Welcome to the grand opening of Terry McAuliffe’s Franconia-Springfield headquarters, where the faithful gathered at the Springfield Plaza shopping center to cheer on their man as the Democratic nominee for Virginia governor.

This is McAuliffe’s home turf, of course, and he had no shortage of supporters as the crowd grew larger and larger, eventually swelling to nearly 200.

The die-hards and the curious walked past a clothing store called Embroidme, past Relaxation Station, past Baldino’s Lock & Key, made a quick left at Veronica’s Bakery & Café and arrived at 6354A, where a sign-in table was out front and a plethora of signs, ribbons, gadgets, music and food was inside.

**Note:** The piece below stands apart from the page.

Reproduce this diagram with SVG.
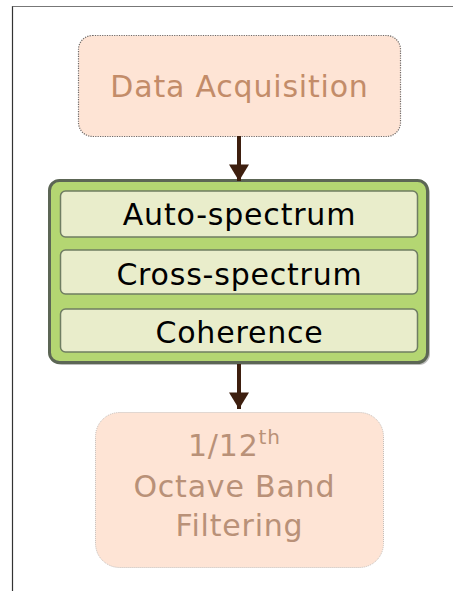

A two-man band played soft music with a guitar and an organ. Numerous aides and volunteers milled around the room, greeting guests, shaking hands and, for some, simply soaking in the scene.

Take, for example, 15-year-old intern Matthew Keitleman, whose reasons for volunteering for the campaign were simple.

“Well, I thought it would be a great way to get involved in the community and influence the election, and I had nothing else to do this summer,” he said. “It’s a good way to occupy your time, because you’re helping to make the politics in Richmond better by getting a better candidate elected.”

He’s a huge McAuliffe supporter, although “I didn’t even know his name until I got here.”

Fellow South County High School (Lorton) student Monique Sands, 17, recruited him. Her reasons for pitching in were simple: “One day I want to be involved in politics, and I wanted to get involved to get started. And I feel like the Democratic party is the best option for my family and my community.”

As the crowd grew larger, the room became warmer and warmer. But it was nothing like the heat being supplied outside the headquarters, where a guy in an orange suit (“a rich guy’s suit,” he said) was pretending to be McAuliffe.

“Hi! Come on in! I’ll promise you jobs but you’ll never see them!,” he shouted at passing motorists while two companions held signs with the slogans, “Green Tech Is a Wreck,” and “Tax Haven Terry.”

His real name is Brandon Patterson, 23, a volunteer for the Republican Party of Virginia. “Oh, they’ve been looking at us and honking at us and giving us support,” Patterson said with a wry grin before getting back to shouting. Standing beside him, also holding a derisive sign, was Ronald Wilcox, an organizer for the Northern Virginia Tea Party.

He disagreed that his message will be a tough sell in this reliably blue area.

“Well, I mean, I think that the people here don’t want out-of-control government,” Wilcox said. “I think Ken Cuccinelli’s message of lower taxes and limited regulation. Northern Virginia is the center of entrepreneur activity, and suffers greatly under regulatory burdens. So I think that message very much sells up here.”

Back inside, though, the dignitaries began to arrive.

Virginia U.S. Representative Jim Moran of the 8th District was on hand. So was Attorney General candidate Mark Herring. So was lieutenant governor candidate Ralph Northam. So was state delegate Mark Sickles.

And so was, more than likely, a representative from the Cuccinelli campaign, on hand simply to monitor the proceedings.

“With nearly 200 people there? Oh, yeah,” said Bret Wask, a national Democratic strategist. “I’d be shocked if they didn’t have somebody there watching.”

Finally, during a few words from headquarters chief Steve Meyers, Herring and Moran (“What is it, Ken Kookinelli?), the preacher slipped in through a back entrance and joined others on the makeshift stage to giddy applause.

“I am so honored to be here!,” Terry McAuliffe said to screams of approval before mentioning what he called his two running mates and taking a jab at Cuccinelli for distancing himself from the controversial GOP candidate for lieutenant governor, E.W. Jackson.

“We’re together almost every day, and it’s all three of us running together!,” he said. “Folks, we are a ticket. You don’t see too much of that on the other side but we are running as one ticket!”

From there, it was on to transportation and its importance to the region, and on and on and on.

The room suddenly was rocking and raucous with applause, frequently interrupting what basically was a standard McAuliffe stump speech with cheers.

The preacher was in fine form, and he was preaching to the choir.